-- Exercise task --
Beginning with the line that contains "Emit a web page", retype the entries below exactly, ending with the line that contains "42, 44, 46, 48, 50, 52, 54];". Leave out any pictures.

-- Exercise input --
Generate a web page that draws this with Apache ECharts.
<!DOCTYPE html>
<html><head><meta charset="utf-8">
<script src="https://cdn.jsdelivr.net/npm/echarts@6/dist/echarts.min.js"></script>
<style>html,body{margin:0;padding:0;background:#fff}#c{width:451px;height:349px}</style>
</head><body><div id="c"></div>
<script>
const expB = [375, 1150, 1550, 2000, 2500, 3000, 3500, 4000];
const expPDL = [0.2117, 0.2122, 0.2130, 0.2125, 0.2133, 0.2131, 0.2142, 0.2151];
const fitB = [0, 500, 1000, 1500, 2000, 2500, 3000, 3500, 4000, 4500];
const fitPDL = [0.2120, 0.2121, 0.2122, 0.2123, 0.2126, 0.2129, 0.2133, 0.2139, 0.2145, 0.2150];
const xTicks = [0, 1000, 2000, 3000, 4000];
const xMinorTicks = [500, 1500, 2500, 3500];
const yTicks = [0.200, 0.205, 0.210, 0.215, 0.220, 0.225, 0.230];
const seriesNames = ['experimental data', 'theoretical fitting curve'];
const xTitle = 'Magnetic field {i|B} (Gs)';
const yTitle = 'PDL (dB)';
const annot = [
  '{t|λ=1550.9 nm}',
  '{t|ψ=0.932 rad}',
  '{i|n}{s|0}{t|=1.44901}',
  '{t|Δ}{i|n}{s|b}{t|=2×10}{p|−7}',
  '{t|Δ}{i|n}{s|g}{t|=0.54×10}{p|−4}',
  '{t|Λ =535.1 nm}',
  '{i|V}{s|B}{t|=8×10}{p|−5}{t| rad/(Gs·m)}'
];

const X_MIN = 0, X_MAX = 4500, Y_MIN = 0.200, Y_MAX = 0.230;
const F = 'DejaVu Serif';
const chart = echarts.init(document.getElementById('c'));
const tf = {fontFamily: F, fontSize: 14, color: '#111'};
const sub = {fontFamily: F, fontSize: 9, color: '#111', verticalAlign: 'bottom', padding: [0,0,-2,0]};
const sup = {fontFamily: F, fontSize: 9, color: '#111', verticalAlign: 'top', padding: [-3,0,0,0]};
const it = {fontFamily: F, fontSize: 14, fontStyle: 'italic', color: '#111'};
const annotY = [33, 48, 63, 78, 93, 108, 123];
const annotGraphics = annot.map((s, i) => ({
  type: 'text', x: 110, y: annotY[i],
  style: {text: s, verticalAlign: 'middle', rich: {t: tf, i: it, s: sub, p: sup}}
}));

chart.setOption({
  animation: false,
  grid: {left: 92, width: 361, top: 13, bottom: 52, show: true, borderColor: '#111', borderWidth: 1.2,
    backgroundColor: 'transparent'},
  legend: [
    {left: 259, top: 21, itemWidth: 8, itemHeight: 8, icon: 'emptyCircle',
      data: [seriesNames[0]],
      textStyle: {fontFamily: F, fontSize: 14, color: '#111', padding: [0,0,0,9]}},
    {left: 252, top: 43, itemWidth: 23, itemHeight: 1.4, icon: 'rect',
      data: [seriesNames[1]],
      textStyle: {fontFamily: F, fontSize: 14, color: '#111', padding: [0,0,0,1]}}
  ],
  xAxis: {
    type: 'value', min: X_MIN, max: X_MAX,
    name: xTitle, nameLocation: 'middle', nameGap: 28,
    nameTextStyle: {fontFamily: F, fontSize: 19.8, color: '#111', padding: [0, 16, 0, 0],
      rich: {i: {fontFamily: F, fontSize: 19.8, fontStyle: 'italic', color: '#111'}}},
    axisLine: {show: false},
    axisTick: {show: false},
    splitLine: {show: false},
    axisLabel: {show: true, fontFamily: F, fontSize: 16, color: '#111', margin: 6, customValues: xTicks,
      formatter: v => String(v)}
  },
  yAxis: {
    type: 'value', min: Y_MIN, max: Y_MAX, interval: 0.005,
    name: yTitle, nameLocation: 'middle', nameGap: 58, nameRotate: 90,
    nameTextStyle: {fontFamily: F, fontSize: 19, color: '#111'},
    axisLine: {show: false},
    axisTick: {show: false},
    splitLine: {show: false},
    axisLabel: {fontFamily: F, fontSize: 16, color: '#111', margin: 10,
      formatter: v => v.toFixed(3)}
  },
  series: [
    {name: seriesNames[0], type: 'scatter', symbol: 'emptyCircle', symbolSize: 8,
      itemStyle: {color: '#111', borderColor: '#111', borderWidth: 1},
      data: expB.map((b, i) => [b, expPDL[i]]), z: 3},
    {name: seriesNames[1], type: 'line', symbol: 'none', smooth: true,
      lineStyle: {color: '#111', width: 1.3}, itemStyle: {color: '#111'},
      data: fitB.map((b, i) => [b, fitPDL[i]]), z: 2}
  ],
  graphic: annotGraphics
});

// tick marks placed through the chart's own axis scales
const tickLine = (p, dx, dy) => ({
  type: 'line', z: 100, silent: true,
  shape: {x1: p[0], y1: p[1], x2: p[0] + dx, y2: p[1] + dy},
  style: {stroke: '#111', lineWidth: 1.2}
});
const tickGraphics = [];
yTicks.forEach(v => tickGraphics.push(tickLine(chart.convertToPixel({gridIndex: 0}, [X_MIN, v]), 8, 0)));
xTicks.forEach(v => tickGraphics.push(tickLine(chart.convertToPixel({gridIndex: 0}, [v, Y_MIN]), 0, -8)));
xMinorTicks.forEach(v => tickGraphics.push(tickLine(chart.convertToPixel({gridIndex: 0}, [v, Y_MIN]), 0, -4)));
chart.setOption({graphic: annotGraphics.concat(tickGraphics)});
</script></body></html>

--

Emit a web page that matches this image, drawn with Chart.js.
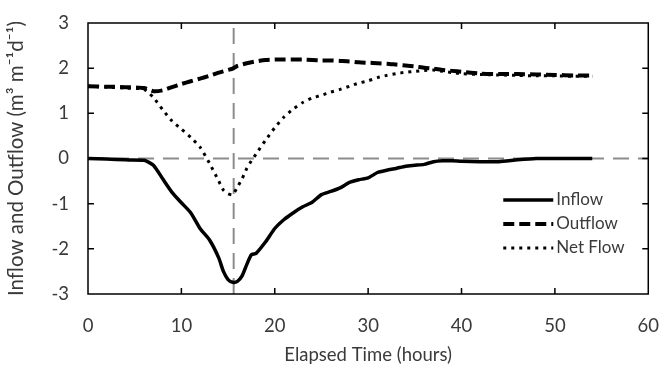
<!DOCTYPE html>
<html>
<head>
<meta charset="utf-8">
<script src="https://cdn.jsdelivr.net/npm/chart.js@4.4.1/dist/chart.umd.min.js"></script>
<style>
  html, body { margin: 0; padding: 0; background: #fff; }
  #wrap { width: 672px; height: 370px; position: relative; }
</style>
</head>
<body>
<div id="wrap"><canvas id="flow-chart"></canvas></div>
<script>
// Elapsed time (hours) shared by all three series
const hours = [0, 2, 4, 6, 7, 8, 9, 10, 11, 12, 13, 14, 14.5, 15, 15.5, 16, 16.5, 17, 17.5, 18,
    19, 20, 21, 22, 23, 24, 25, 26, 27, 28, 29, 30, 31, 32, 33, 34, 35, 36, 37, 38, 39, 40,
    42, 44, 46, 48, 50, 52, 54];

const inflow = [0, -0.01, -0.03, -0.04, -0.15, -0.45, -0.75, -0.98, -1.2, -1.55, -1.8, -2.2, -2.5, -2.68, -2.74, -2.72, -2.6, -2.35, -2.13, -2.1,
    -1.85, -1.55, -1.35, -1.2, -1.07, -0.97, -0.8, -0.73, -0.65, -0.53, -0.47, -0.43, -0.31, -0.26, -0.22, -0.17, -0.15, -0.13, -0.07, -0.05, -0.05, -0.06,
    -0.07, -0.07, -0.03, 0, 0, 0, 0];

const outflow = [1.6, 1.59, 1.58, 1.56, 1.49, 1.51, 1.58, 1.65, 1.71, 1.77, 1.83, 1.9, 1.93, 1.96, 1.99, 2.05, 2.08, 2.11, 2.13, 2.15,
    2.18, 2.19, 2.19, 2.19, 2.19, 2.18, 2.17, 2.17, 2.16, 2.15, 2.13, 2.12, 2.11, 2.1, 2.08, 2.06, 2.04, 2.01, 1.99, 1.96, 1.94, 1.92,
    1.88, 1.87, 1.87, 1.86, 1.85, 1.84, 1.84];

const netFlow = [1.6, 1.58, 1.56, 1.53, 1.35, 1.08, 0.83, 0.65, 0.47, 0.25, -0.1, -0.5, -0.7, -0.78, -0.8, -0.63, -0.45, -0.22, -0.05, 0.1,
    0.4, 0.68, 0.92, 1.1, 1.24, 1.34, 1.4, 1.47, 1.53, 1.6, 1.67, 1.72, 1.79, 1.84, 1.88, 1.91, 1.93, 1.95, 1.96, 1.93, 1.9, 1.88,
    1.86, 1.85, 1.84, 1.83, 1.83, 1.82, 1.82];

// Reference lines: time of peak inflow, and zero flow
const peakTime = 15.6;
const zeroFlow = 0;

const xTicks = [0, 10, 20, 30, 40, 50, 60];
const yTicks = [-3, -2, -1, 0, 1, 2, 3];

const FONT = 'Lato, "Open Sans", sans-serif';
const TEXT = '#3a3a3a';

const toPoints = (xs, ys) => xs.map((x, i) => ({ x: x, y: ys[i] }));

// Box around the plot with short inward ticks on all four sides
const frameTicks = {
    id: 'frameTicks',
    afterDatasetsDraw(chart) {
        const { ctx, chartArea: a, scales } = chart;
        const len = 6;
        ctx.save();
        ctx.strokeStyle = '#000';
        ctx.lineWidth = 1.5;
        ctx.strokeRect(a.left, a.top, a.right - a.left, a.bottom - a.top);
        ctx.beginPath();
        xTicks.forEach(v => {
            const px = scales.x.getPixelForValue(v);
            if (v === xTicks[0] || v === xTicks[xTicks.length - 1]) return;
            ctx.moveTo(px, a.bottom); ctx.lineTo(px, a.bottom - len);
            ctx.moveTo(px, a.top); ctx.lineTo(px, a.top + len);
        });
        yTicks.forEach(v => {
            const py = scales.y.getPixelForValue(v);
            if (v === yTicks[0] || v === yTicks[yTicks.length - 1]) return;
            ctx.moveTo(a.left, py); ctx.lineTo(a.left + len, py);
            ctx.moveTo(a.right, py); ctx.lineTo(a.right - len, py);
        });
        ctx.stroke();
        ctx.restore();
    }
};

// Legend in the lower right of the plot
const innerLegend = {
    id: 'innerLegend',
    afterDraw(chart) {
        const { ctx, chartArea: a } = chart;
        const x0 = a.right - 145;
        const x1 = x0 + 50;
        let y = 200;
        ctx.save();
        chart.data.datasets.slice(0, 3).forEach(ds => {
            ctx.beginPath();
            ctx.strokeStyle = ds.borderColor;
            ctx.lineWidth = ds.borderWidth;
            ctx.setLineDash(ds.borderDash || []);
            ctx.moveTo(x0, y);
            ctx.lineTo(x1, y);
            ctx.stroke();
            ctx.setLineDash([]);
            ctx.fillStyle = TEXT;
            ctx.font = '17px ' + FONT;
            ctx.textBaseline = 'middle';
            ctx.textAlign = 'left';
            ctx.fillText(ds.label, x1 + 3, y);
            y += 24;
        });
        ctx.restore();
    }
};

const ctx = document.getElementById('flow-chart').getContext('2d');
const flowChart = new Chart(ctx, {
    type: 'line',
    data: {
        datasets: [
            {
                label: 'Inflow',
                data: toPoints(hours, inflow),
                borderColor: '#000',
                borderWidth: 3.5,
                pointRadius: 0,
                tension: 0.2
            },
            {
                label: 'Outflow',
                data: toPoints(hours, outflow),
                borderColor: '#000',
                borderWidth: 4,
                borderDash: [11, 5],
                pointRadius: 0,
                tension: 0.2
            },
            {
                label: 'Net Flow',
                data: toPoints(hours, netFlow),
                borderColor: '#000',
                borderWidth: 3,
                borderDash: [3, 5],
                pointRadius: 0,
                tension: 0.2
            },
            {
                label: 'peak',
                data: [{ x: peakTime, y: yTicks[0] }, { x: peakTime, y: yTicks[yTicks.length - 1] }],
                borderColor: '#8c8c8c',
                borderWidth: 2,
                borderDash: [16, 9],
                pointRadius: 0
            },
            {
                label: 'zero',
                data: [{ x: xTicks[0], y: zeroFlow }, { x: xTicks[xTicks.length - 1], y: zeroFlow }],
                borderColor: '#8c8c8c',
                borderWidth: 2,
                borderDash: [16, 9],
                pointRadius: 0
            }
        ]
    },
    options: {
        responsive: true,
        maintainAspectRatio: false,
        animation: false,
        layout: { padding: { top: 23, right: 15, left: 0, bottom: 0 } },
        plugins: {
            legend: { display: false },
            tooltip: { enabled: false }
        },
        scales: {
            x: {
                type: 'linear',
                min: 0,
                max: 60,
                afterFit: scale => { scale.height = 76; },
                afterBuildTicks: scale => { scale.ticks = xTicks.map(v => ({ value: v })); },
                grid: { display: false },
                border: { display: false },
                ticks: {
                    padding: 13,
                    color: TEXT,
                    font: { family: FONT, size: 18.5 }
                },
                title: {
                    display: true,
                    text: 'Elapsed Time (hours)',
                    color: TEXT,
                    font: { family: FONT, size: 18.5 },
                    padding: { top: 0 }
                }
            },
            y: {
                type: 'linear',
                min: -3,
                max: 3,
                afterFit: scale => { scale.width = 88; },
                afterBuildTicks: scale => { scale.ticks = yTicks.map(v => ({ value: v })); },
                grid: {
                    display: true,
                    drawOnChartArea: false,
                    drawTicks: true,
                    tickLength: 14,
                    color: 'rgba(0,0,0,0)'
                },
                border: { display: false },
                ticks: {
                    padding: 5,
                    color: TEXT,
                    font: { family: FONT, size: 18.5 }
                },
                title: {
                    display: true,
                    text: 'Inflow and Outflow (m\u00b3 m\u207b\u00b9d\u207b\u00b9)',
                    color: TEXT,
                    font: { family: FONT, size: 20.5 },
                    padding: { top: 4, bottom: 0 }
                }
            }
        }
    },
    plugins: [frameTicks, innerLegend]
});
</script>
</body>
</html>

-- Exercise answer --
Emit a web page that matches this image, drawn with Chart.js.
<!DOCTYPE html>
<html>
<head>
<meta charset="utf-8">
<script src="https://cdn.jsdelivr.net/npm/chart.js@4.4.1/dist/chart.umd.min.js"></script>
<style>
  html, body { margin: 0; padding: 0; background: #fff; }
  #wrap { width: 672px; height: 370px; position: relative; }
</style>
</head>
<body>
<div id="wrap"><canvas id="flow-chart"></canvas></div>
<script>
// Elapsed time (hours) shared by all three series
const hours = [0, 2, 4, 6, 7, 8, 9, 10, 11, 12, 13, 14, 14.5, 15, 15.5, 16, 16.5, 17, 17.5, 18,
    19, 20, 21, 22, 23, 24, 25, 26, 27, 28, 29, 30, 31, 32, 33, 34, 35, 36, 37, 38, 39, 40,
    42, 44, 46, 48, 50, 52, 54];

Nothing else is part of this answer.